TLG: This is a reflection of broader dissatisfaction with our current political culture. Some of the angst and anger comes from the assumption that Supreme Court decisions really do equal the Constitution. I have never equated constitutional meaning with the latest Supreme Court decision. I’ve always believed that different parts of the government and members of the public have both a duty and a right to understand the Constitution in our own way. Nothing happening right now is written in stone. As I tell my students, if there’s something you’re dissatisfied with in our system, you can be the engines of change. The Constitution is so short, so lacking in detail. That’s one of the beauties of our system, that people can read this document and see it as doing very different things. Franklin Delano Roosevelt and Ronald Reagan had very strong views about what the Constitution should mean. And they were not the same at all. 

DM: Is Supreme Court reform likely?

TLG: I served on President Joe Biden’s Supreme Court commission in 2021. The very existence of a commission studying reform is a sign that all is not well with the Supreme Court’s public reputation. Norms change. One that developed over time was that federal officials and state and local officials had to comply with federal court orders. Another was that federal court judges cannot be removed except by impeachment.

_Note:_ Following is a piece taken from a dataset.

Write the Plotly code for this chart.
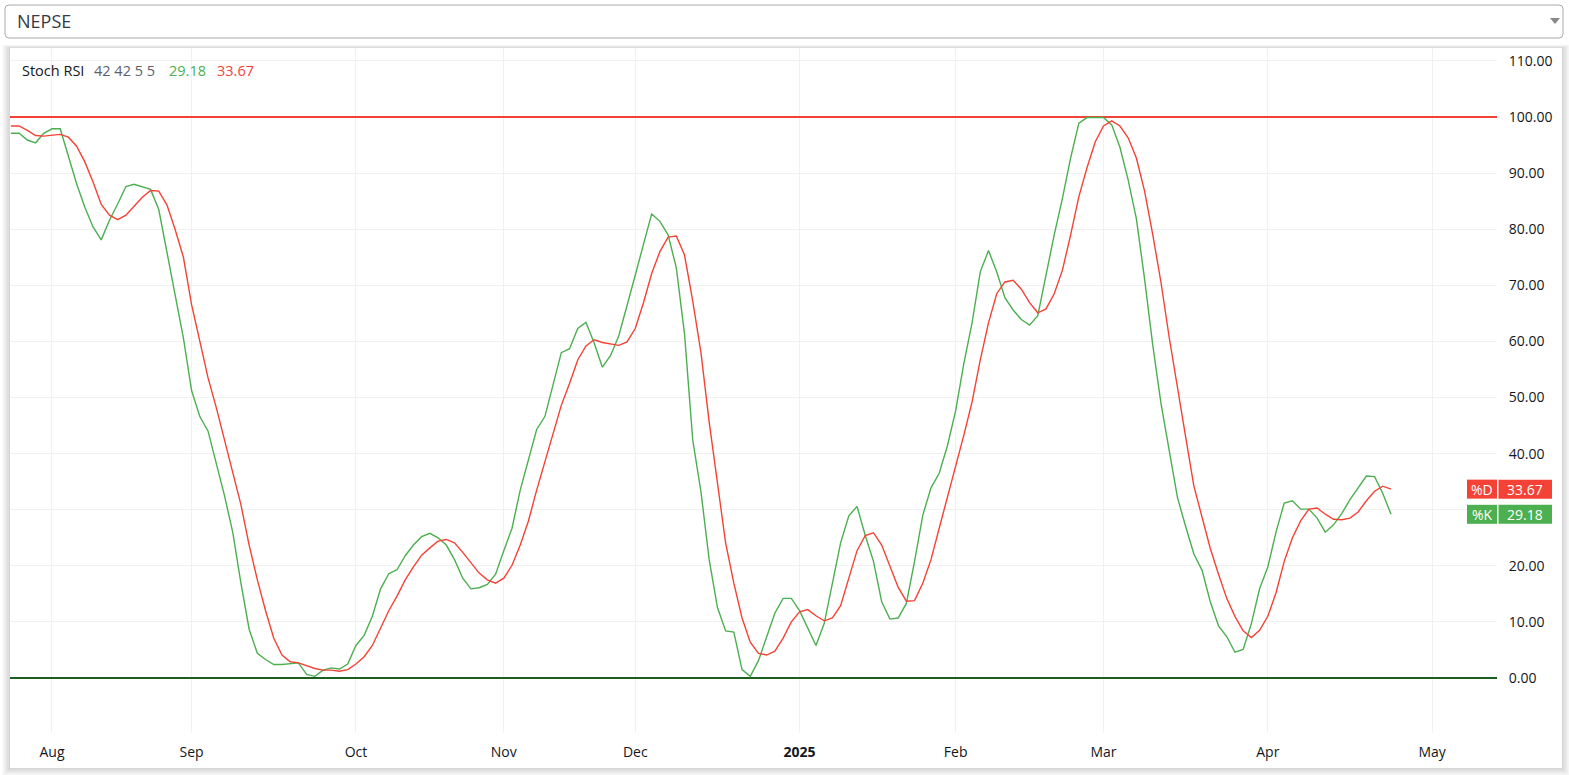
import plotly.graph_objects as go

# ---------------- data ----------------
symbol = "NEPSE"
indicator_name = "Stoch RSI"
indicator_params = "42 42 5 5"

k_values = [
    97.1, 97.1, 95.9, 95.4, 97.1, 97.9, 97.9, 93.0, 88.1, 83.9,
    80.4, 78.1, 81.6, 84.5, 87.6, 88.0, 87.5, 87.1, 83.5, 75.7,
    68.5, 60.6, 51.2, 46.6, 44.0, 38.4, 32.5, 26.0, 16.9, 8.7,
    4.4, 3.3, 2.4, 2.4, 2.5, 2.7, 0.65, 0.3, 1.4, 1.8,
    1.6, 2.5, 5.8, 7.6, 11.0, 15.9, 18.6, 19.3, 21.8, 23.7,
    25.2, 25.8, 25.0, 23.7, 21.1, 17.8, 15.9, 16.1, 16.7, 18.5,
    22.7, 26.7, 33.5, 39.1, 44.3, 46.6, 52.2, 58.0, 58.7, 62.3,
    63.4, 59.7, 55.4, 57.5, 61.0, 66.2, 71.8, 77.3, 82.7, 81.4,
    79.0, 73.1, 61.3, 42.4, 33.2, 21.1, 12.6, 8.4, 8.2, 1.5,
    0.3, 3.1, 7.4, 11.6, 14.2, 14.2, 12.0, 9.0, 5.8, 9.7,
    16.9, 24.1, 28.9, 30.6, 25.4, 20.8, 13.6, 10.5, 10.7, 13.3,
    20.8, 29.0, 33.9, 36.5, 41.4, 47.6, 56.1, 63.3, 72.4, 76.2,
    72.4, 67.8, 65.6, 63.9, 62.9, 64.6, 71.8, 79.0, 85.5, 92.7,
    98.9, 99.9, 99.9, 99.9, 98.6, 94.6, 88.8, 81.9, 71.1, 59.3,
    48.9, 40.4, 32.2, 27.0, 22.1, 19.2, 13.6, 9.3, 7.4, 4.6,
    5.1, 9.7, 15.9, 19.8, 26.0, 31.2, 31.6, 30.1, 30.1, 28.5,
    26.0, 27.3, 29.3, 31.8, 33.9, 36.0, 35.9, 32.9, 29.18,
]

d_values = [
    98.4, 98.4, 97.6, 96.7, 96.6, 96.7, 96.9, 96.4, 94.8, 92.0,
    88.4, 84.4, 82.5, 81.7, 82.5, 84.1, 85.7, 86.9, 86.8, 84.3,
    79.9, 75.0, 66.5, 60.0, 53.5, 48.2, 42.4, 36.5, 30.9, 23.7,
    17.5, 12.0, 7.1, 4.1, 2.9, 2.7, 2.2, 1.7, 1.4, 1.4,
    1.2, 1.5, 2.5, 3.8, 5.8, 9.0, 12.0, 14.6, 17.5, 19.8,
    21.9, 23.2, 24.4, 24.7, 24.1, 22.4, 20.5, 18.7, 17.5, 16.9,
    17.8, 20.1, 23.7, 28.0, 33.5, 38.4, 43.7, 48.6, 52.5, 56.7,
    59.2, 60.3, 59.8, 59.5, 59.3, 59.9, 62.3, 66.9, 72.1, 76.0,
    78.6, 78.8, 75.4, 67.2, 58.0, 45.6, 35.2, 24.1, 16.9, 10.7,
    6.4, 4.4, 4.1, 4.8, 7.1, 10.0, 11.8, 12.2, 11.1, 10.2,
    10.7, 12.9, 17.8, 22.7, 25.4, 25.9, 23.7, 20.1, 16.2, 13.7,
    13.8, 16.9, 21.1, 26.7, 32.2, 37.5, 43.3, 49.2, 56.7, 63.3,
    68.5, 70.6, 70.9, 69.3, 66.9, 65.1, 65.8, 68.5, 72.7, 79.0,
    85.8, 91.0, 95.6, 98.4, 99.3, 98.4, 96.3, 92.7, 86.8, 79.0,
    70.5, 60.7, 51.5, 43.0, 34.2, 28.6, 23.1, 18.5, 14.2, 11.0,
    8.4, 7.2, 8.5, 11.0, 15.2, 20.8, 25.0, 28.0, 30.1, 30.3,
    29.2, 28.3, 28.2, 28.5, 29.6, 31.6, 33.3, 34.2, 33.67,
]

month_labels = ["Aug", "Sep", "Oct", "Nov", "Dec", "<b>2025</b>", "Feb", "Mar", "Apr", "May"]
month_positions = [5, 22, 42, 60, 76, 96, 115, 133, 153, 173]

upper_band = 100
lower_band = 0
y_ticks = [0, 10, 20, 30, 40, 50, 60, 70, 80, 90, 100, 110]
hidden_ticks = [30]   # covered by the price-scale labels in the original

x_range = [-0.11, 180.9]
y_range = [-9.8, 112.3]

# ---------------- styling ----------------
GREEN = "#4CAF50"
RED = "#F44336"
DARK_GREEN = "#1B5E20"
GRID = "#F1F1F1"
TEXT = "#131722"
FONT = "Open Sans"

W, H = 1569, 775
L, R, T, B = 10, 1497, 48, 733   # plot area in pixels


def px(x):
    return (x - L) / (R - L)


def py(y):
    return (B - y) / (B - T)


def rrect(x0, y0, x1, y1, r):
    return (f"M {px(x0 + r)} {py(y0)} L {px(x1 - r)} {py(y0)} "
            f"Q {px(x1)} {py(y0)} {px(x1)} {py(y0 + r)} "
            f"L {px(x1)} {py(y1 - r)} Q {px(x1)} {py(y1)} {px(x1 - r)} {py(y1)} "
            f"L {px(x0 + r)} {py(y1)} Q {px(x0)} {py(y1)} {px(x0)} {py(y1 - r)} "
            f"L {px(x0)} {py(y0 + r)} Q {px(x0)} {py(y0)} {px(x0 + r)} {py(y0)} Z")


x_idx = list(range(len(k_values)))
y_ticktext = ["" if v in hidden_ticks else f"{v:.2f}" for v in y_ticks]

fig = go.Figure()
# band levels (drawn as traces so they sit above the gridlines)
fig.add_trace(go.Scatter(x=x_range, y=[upper_band, upper_band], mode="lines",
                         line=dict(color=RED, width=2), hoverinfo="skip", cliponaxis=False))
fig.add_trace(go.Scatter(x=x_range, y=[lower_band, lower_band], mode="lines",
                         line=dict(color=DARK_GREEN, width=2), hoverinfo="skip", cliponaxis=False))
fig.add_trace(go.Scatter(x=x_idx, y=k_values, mode="lines", name="%K",
                         line=dict(color=GREEN, width=1.4), hoverinfo="skip"))
fig.add_trace(go.Scatter(x=x_idx, y=d_values, mode="lines", name="%D",
                         line=dict(color=RED, width=1.4), hoverinfo="skip"))

shapes = []
# container shadow
for k in range(1, 9):
    shapes.append(dict(type="rect", xref="paper", yref="paper", layer="below",
                       x0=px(10 - k), x1=px(1562 + k), y0=py(768 + k), y1=py(48 - k * 0.4),
                       line=dict(width=0), fillcolor="rgba(0,0,0,0.018)"))
# container
shapes.append(dict(type="rect", xref="paper", yref="paper", layer="below",
                   x0=px(10), x1=px(1562), y0=py(768), y1=py(48),
                   line=dict(width=0), fillcolor="white"))
# dropdown
shapes.append(dict(type="path", xref="paper", yref="paper", layer="above",
                   path=rrect(5, 5, 1563, 38, 4), fillcolor="white",
                   line=dict(color="#AAAAAA", width=1)))
shapes.append(dict(type="path", xref="paper", yref="paper", layer="above",
                   path=f"M {px(1550)} {py(18)} L {px(1560)} {py(18)} L {px(1555)} {py(24)} Z",
                   fillcolor="#888888", line=dict(width=0)))

# price-scale labels
last_k = k_values[-1]
last_d = d_values[-1]
half = 9.5 / ((B - T) / (y_range[1] - y_range[0]))
for val, col in [(last_d, RED), (last_k, GREEN)]:
    shapes.append(dict(type="rect", xref="paper", yref="y", layer="above",
                       x0=px(1467), x1=px(1497), y0=val - half, y1=val + half,
                       fillcolor=col, line=dict(width=0)))
    shapes.append(dict(type="rect", xref="paper", yref="y", layer="above",
                       x0=px(1498.5), x1=px(1552), y0=val - half, y1=val + half,
                       fillcolor=col, line=dict(width=0)))

annotations = [
    dict(text=symbol, xref="paper", yref="paper", x=px(15), y=py(21.5),
         xanchor="left", yanchor="middle", showarrow=False,
         font=dict(family=FONT, size=18, color="#333A45")),
    dict(text=indicator_name, xref="paper", yref="paper", x=px(20), y=py(70),
         xanchor="left", yanchor="middle", showarrow=False,
         font=dict(family=FONT, size=14.5, color=TEXT)),
    dict(text=indicator_params, xref="paper", yref="paper", x=px(92), y=py(70),
         xanchor="left", yanchor="middle", showarrow=False,
         font=dict(family=FONT, size=14.5, color="#5D606B")),
    dict(text=f"{last_k:.2f}", xref="paper", yref="paper", x=px(167), y=py(70),
         xanchor="left", yanchor="middle", showarrow=False,
         font=dict(family=FONT, size=14.5, color=GREEN)),
    dict(text=f"{last_d:.2f}", xref="paper", yref="paper", x=px(215), y=py(70),
         xanchor="left", yanchor="middle", showarrow=False,
         font=dict(family=FONT, size=14.5, color=RED)),
]
for val, name in [(last_d, "%D"), (last_k, "%K")]:
    annotations.append(dict(text=name, xref="paper", yref="y", x=px(1482), y=val,
                            xanchor="center", yanchor="middle", showarrow=False,
                            height=18, borderpad=0,
                            font=dict(family=FONT, size=14, color="white")))
    annotations.append(dict(text=f"{val:.2f}", xref="paper", yref="y", x=px(1525), y=val,
                            xanchor="center", yanchor="middle", showarrow=False,
                            height=18, borderpad=0,
                            font=dict(family=FONT, size=14, color="white")))

fig.update_layout(
    width=W, height=H,
    margin=dict(l=L, r=W - R, t=T, b=H - B, pad=0),
    paper_bgcolor="white",
    plot_bgcolor="rgba(0,0,0,0)",
    showlegend=False,
    shapes=shapes,
    annotations=annotations,
    xaxis=dict(range=x_range, tickmode="array", tickvals=month_positions,
               ticktext=month_labels, showgrid=True, gridcolor=GRID, gridwidth=1,
               zeroline=False, showline=False, ticks="outside", ticklen=6,
               tickcolor="rgba(0,0,0,0)",
               tickfont=dict(family=FONT, size=14, color=TEXT), fixedrange=True),
    yaxis=dict(range=y_range, side="right", tickmode="array", tickvals=y_ticks,
               ticktext=y_ticktext, showgrid=True, gridcolor=GRID, gridwidth=1,
               zeroline=False, showline=False, ticks="outside", ticklen=8,
               tickcolor="rgba(0,0,0,0)",
               tickfont=dict(family=FONT, size=14, color=TEXT), fixedrange=True),
)

fig.write_html(
    "out.html",
    config={"displayModeBar": False},
    post_script="document.body.style.margin='0';document.body.style.overflow='hidden';",
)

Both became norms by the mid-20th century. But the norm against court packing — or expansion, as you call it if you’re in favor — is one of the strongest. 

DM: Roosevelt wanted to expand the court. Is that experience instructive to us now?

TLG: There was actually a good deal of support for FDR’s effort to expand the Supreme Court. A couple of things changed. Sen. Joe Robinson, a leader in the fight to pack the court, died. And the Supreme Court modified its jurisprudence in the spring of 1937. People disagree as to why, but I argue that there was not a strong norm against court expansion at the time. There were mixed views and with overwhelming majorities in the House and Senate, Roosevelt could have gotten it through. The norm against court packing took shape starting in the 1950s. People on both sides of the political aisle began using the term as a political epithet. Whenever anybody proposed court reform they’d say, oh, that’s court packing. When a president would nominate a judge or justice the other side didn’t like, that would be called court packing. Is the current administration going to propose expanding the Supreme Court? Almost certainly not. President Biden has shown very little appetite for that. Could a future president on either side do that? Yeah. I see the appetite for that increasing. I think, for better or worse, there’s a decent chance that conversation will impact how the Supreme Court decides cases.

DM: Any last word?

TLG: Whenever people envision reform, whether of the Supreme Court or the Constitution writ broadly, I want them to ask themselves, what if somebody with whom you strongly disagreed with politically was the person advocating this reform? How would you feel about it then? We’ve always had different factions. But it’s valuable if people treat folks who disagree with them as having good faith and think hard about their own proposals as if someone else was doing it.